Par conséquent, observer la réception de la photographie par les auteurs qui l’ont vue naître, implique de prendre en compte l’impact de ce double statut : en tant que vecteur de transmission, l’image automate ferait concurrence à l’expression écrite ; en tant qu’incarnation du « Progrès », elle causerait le passage du « temps de l’Ecriture » au « temps de la post-écriture » [56].

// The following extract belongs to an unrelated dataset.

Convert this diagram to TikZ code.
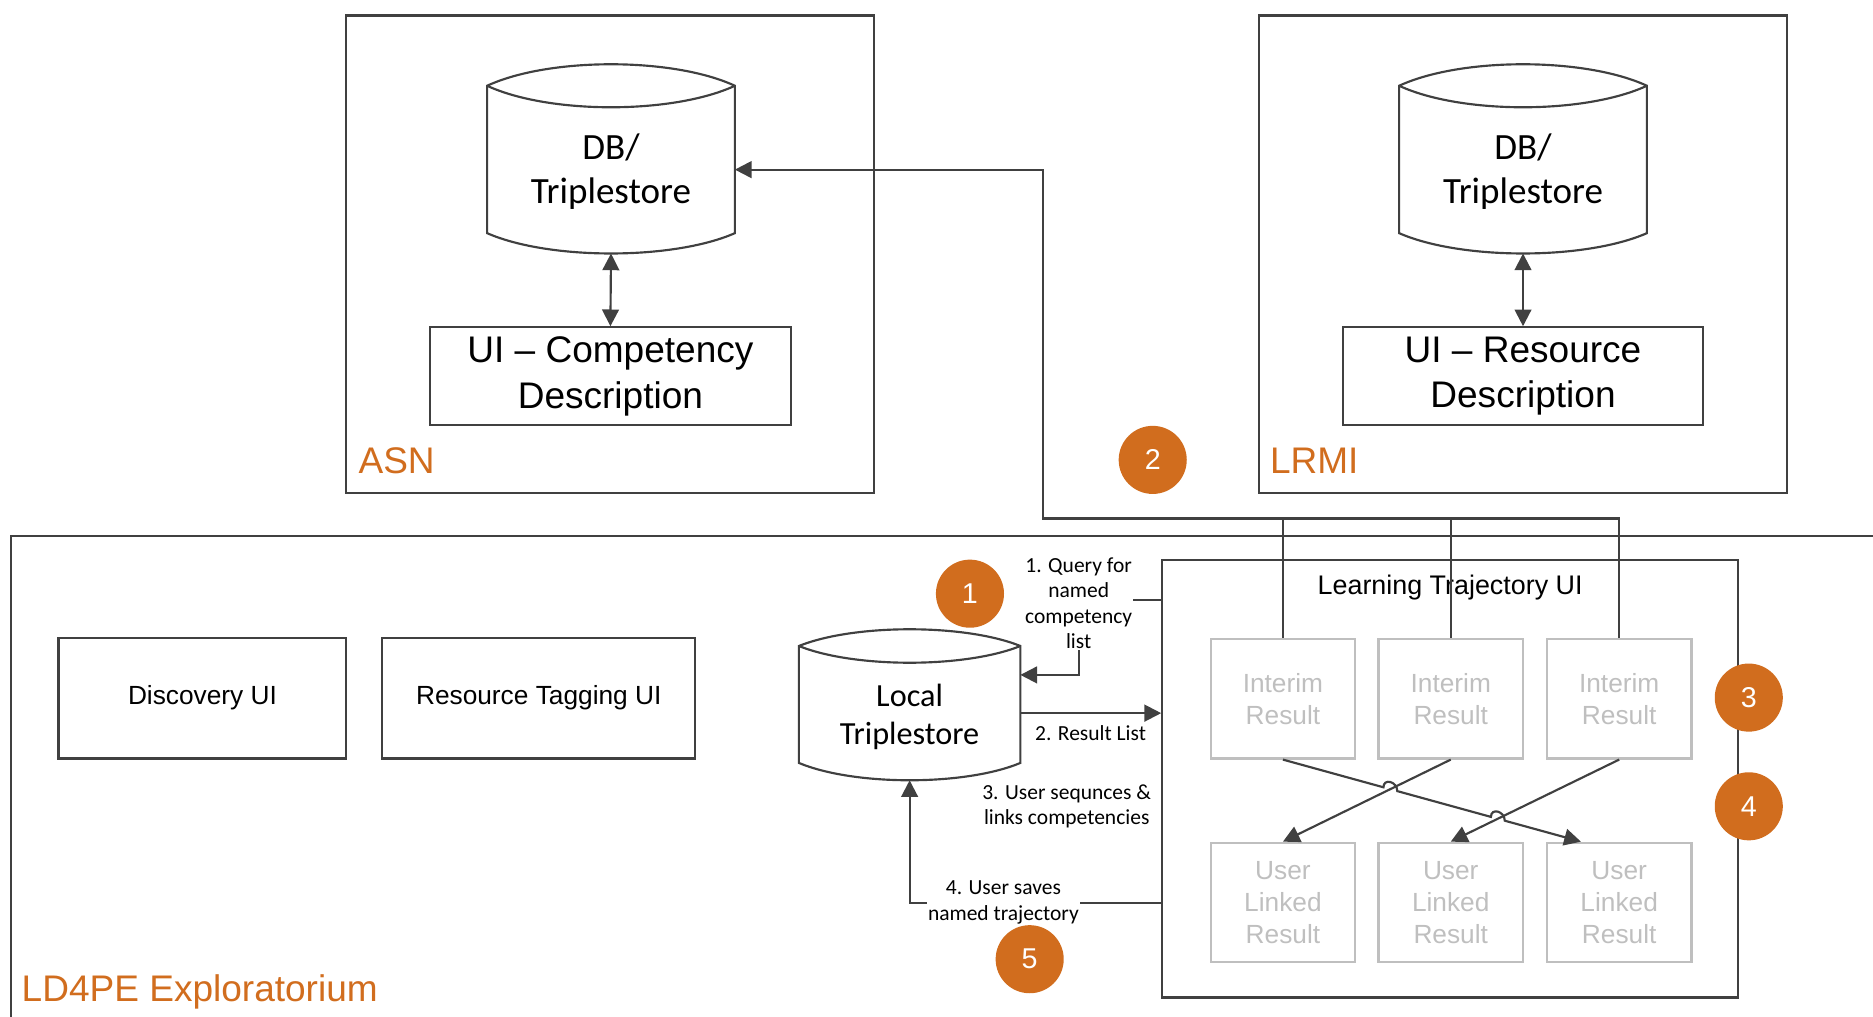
\documentclass[tikz,border=0pt]{standalone}
\usepackage{fontspec}
\setmainfont{Liberation Sans}
\newfontfamily\calibri{Carlito}
\usepackage{tikz}
\usetikzlibrary{arrows.meta, calc}

\definecolor{lineGray}{RGB}{64,64,64}
\definecolor{stepOrange}{RGB}{209,109,30}
\definecolor{paleGray}{RGB}{191,191,191}

\tikzset{
  conn/.style={draw=lineGray, line width=1.8pt},
  arr/.style={conn, -{Triangle[length=14pt,width=14pt]}},
  dbl/.style={conn, {Triangle[length=14pt,width=14pt]}-{Triangle[length=14pt,width=14pt]}},
  box/.style={draw=lineGray, line width=1.8pt, align=center, inner sep=0pt},
  dbnode/.style={inner sep=0pt},
  dbtext/.style={inner sep=0pt, align=center},
  result/.style={draw=paleGray, line width=1.8pt, text=paleGray, align=center,
    minimum width=121pt, minimum height=100pt, inner sep=0pt,
    font=\fontsize{22}{26.5}\selectfont},
  badge/.style={circle, fill=stepOrange, text=white, minimum size=57pt,
    inner sep=0pt, font=\fontsize{24}{28}\selectfont},
  steptext/.style={font=\calibri\fontsize{18}{21.3}\selectfont, align=center, inner sep=1pt},
  tag/.style={text=stepOrange, font=\fontsize{31}{36}\selectfont, anchor=base west, inner sep=0pt},
}

% outline of a database drum around a node
\newcommand{\dbshape}[3]{%
  \draw[conn] (#1.north west)
    .. controls ($(#1.north west)!.25!(#1.north east)+(0,{-4/3*#2})$) and ($(#1.north west)!.75!(#1.north east)+(0,{-4/3*#2})$) .. (#1.north east)
    -- ($(#1.south east)+(0,-#3)$)
    .. controls ($(#1.south west)!.75!(#1.south east)+(0,{#3/3})$) and ($(#1.south west)!.25!(#1.south east)+(0,{#3/3})$) .. ($(#1.south west)+(0,-#3)$)
    -- cycle;
  \draw[conn] (#1.north west)
    .. controls ($(#1.north west)!.25!(#1.north east)+(0,{4/3*#2})$) and ($(#1.north west)!.75!(#1.north east)+(0,{4/3*#2})$) .. (#1.north east);
}

\begin{document}
\begin{tikzpicture}[x=1pt, y=-1pt]
  \useasboundingbox (0,0) rectangle (1568,851);

  % outer systems
  \node[box, minimum width=442pt, minimum height=400pt] (asn) at (511,213) {};
  \node[box, minimum width=442pt, minimum height=400pt] (lrmi) at (1275,213) {};
  \draw[conn] (1580,449) -| (9,860);
  \node[tag] (asnlbl) at (300,396) {ASN};
  \node[tag] (lrmilbl) at (1063,396) {LRMI};
  \node[tag] (ldlbl) at (18,838) {LD4PE Exploratorium};

  % ASN
  \node[dbnode, minimum width=207pt, minimum height=140pt] (asndb) at (511.5,142) {};
  \dbshape{asndb}{18}{17}
  \node[dbtext, font=\calibri\fontsize{31}{37}\selectfont] (asndbtxt) at ($(asndb)+(0,2)$) {DB/\\Triplestore};
  \node[box, minimum width=302pt, minimum height=82pt,
    font=\fontsize{31}{38}\selectfont] (uicomp) at (511,315) {UI \textendash{} Competency\\Description};
  \draw[dbl] (asndb.south) -- (uicomp.north);

  % LRMI
  \node[dbnode, minimum width=207pt, minimum height=140pt] (lrmidb) at (1275,142) {};
  \dbshape{lrmidb}{18}{17}
  \node[dbtext, font=\calibri\fontsize{31}{37}\selectfont] (lrmidbtxt) at ($(lrmidb)+(0,2)$) {DB/\\Triplestore};
  \node[box, minimum width=302pt, minimum height=82pt,
    font=\fontsize{31}{38}\selectfont] (uires) at (1275,315) {UI \textendash{} Resource\\Description};
  \draw[dbl] (lrmidb.south) -- (uires.north);

  % exploratorium
  \node[box, minimum width=241pt, minimum height=101pt,
    font=\fontsize{22}{26}\selectfont] (disc) at (169.5,584.5) {Discovery UI};
  \node[box, minimum width=262pt, minimum height=101pt,
    font=\fontsize{22}{26}\selectfont] (tagging) at (451,584.5) {Resource Tagging UI};
  \node[dbnode, minimum width=185pt, minimum height=112pt] (local) at (761.5,597) {};
  \dbshape{local}{14}{14.5}
  \node[dbtext, font=\calibri\fontsize{27}{32}\selectfont] (localtxt) at ($(local)+(0,3)$) {Local\\Triplestore};

  \node[box, minimum width=482pt, minimum height=366pt] (lt) at (1214,652) {};
  \node[font=\fontsize{22.5}{26}\selectfont] (lttitle) at (1214,492) {Learning Trajectory UI};

  \node[result] (i1) at (1074,585) {Interim\\Result};
  \node[result] (i2) at (1214.5,585) {Interim\\Result};
  \node[result] (i3) at (1355.5,585) {Interim\\Result};
  \node[result] (u1) at (1074,755.5) {User\\Linked\\Result};
  \node[result] (u2) at (1214.5,755.5) {User\\Linked\\Result};
  \node[result] (u3) at (1355.5,755.5) {User\\Linked\\Result};

  % lookup in the ASN store
  \coordinate (bus) at (873,434);
  \draw[arr] (i1.north) |- (bus) |- (asndb.east);
  \draw[conn] (i2.north) -- (i2.north |- bus);
  \draw[conn] (i3.north) |- (i1.north |- bus);

  % linking results
  \coordinate (u3in) at ($(u3.north)+(-32,0)$);
  \coordinate (x1) at (intersection of i1.south--u3in and i2.south--u1.north);
  \coordinate (x2) at (intersection of i1.south--u3in and i3.south--u2.north);
  \coordinate (h1a) at ($(x1)!6pt!(i1.south)$);
  \coordinate (h1b) at ($(x1)!6pt!(u3in)$);
  \coordinate (h2a) at ($(x2)!6pt!(i1.south)$);
  \coordinate (h2b) at ($(x2)!6pt!(u3in)$);
  \draw[arr] (i2.south) -- (u1.north);
  \draw[arr] (i3.south) -- (u2.north);
  \draw[arr] (i1.south) -- (h1a)
    .. controls ($(h1a)+(0,-8)$) and ($(h1b)+(0,-8)$) .. (h1b) -- (h2a)
    .. controls ($(h2a)+(0,-8)$) and ($(h2b)+(0,-8)$) .. (h2b) -- (u3in);

  % numbered steps
  \coordinate (qbend) at (903,565);
  \draw[arr] ($(lt.north west)+(0,34)$) -| (qbend) -- (qbend -| local.east);
  \node[steptext, fill=white] (q1) at (903,505) {1. Query for\\named\\competency\\list};
  \draw[arr] (local.east) -- (local.east -| lt.west);
  \node[steptext] (q2) at (913,614) {2. Result List};
  \node[steptext] (q3) at (893,675) {3. User sequnces \&\\links competencies};
  \draw[arr] ($(lt.south west)+(0,-80)$) -| (local.south);
  \node[steptext, fill=white] (q4) at (840,755.5) {4. User saves\\named trajectory};

  \node[badge] (b1) at (812,497) {1};
  \node[badge] (b2) at (965,385) {2};
  \node[badge] (b3) at (1464,584) {3};
  \node[badge] (b4) at (1464,675) {4};
  \node[badge] (b5) at (862,803) {5};
\end{tikzpicture}
\end{document}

Indéniablement, image et conservation de la mémoire sont historiquement et ontologiquement indissociables. André Bazin appelle « fonction d’embaumement » la motivation intemporelle de perpétrer le souvenir des disparus par la représentation visuelle :
On ne croit plus à l’identité ontologique du modèle et du portrait, mais on admet que celui-ci nous aide à nous souvenir de celui-là, et donc à le sauver d’une seconde mort spirituelle (…) « Quelle vanité que la peinture » si l’on ne décèle pas sous notre admiration absurde le besoin primitif d’avoir raison du temps par la pérennité de la forme [57] !
Elargie à l’échelle de la collectivité, cette fonction mémorielle se transfigure en conservation culturelle : la bourgeoisie du second Empire, concevant son hégémonie comme l’apogée de la civilisation, connaissait par conséquent l’angoisse du déclin. André Rouillé voit là une raison essentielle de la progressive mise en retrait, dans la culture de masse, de la littérature au profit de la photographie, puisque cette dernière, censée ne laisser aucune place à la spéculation et à l’imaginaire, constituerait un témoignage plus fiable de cette « apogée » [58].

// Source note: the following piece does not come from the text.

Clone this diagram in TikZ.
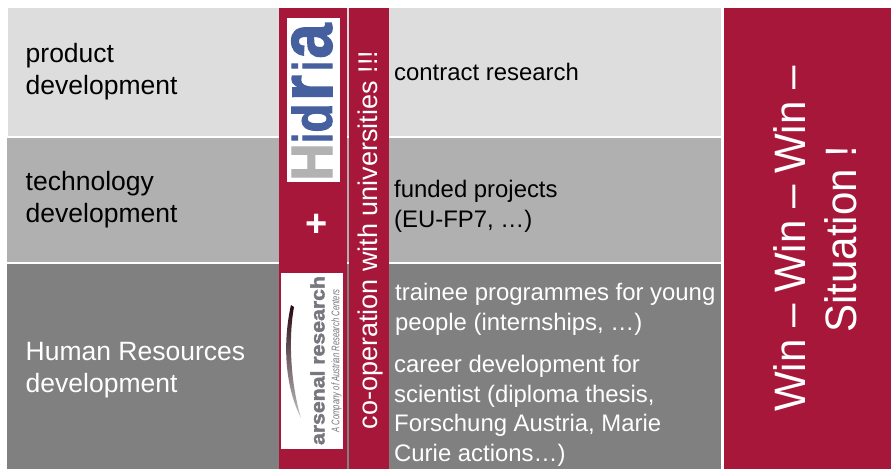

[50] G. Freund, Photographie et société, Op. cit., pp. 37-41.
[51] Ibid., pp. 78-79.
[52] J. Thélot, Les Inventions littéraires de la photographie, Paris, PUF, « Perspectives littéraires », 2003, p. 28.
[53] A. Rouillé, L’Empire de la photographie, Op. cit., p. 20.
[54] Ibid., p. 139.
[55] J.-P. Vernant, « Naissance d’images », Religions, histoires, raisons, Paris, Maspero, 1979, p. 110.
[56] V. Flusser, Pour une philosophie de la photographie [1983], Paris, Circé, 2004, pp. 22-24.
[57] A. Bazin, « Ontologie de l’image photographique », art. cit., p. 10.
[58] A. Rouillé, L’Empire de la photographie, Op. cit., pp. 163-164.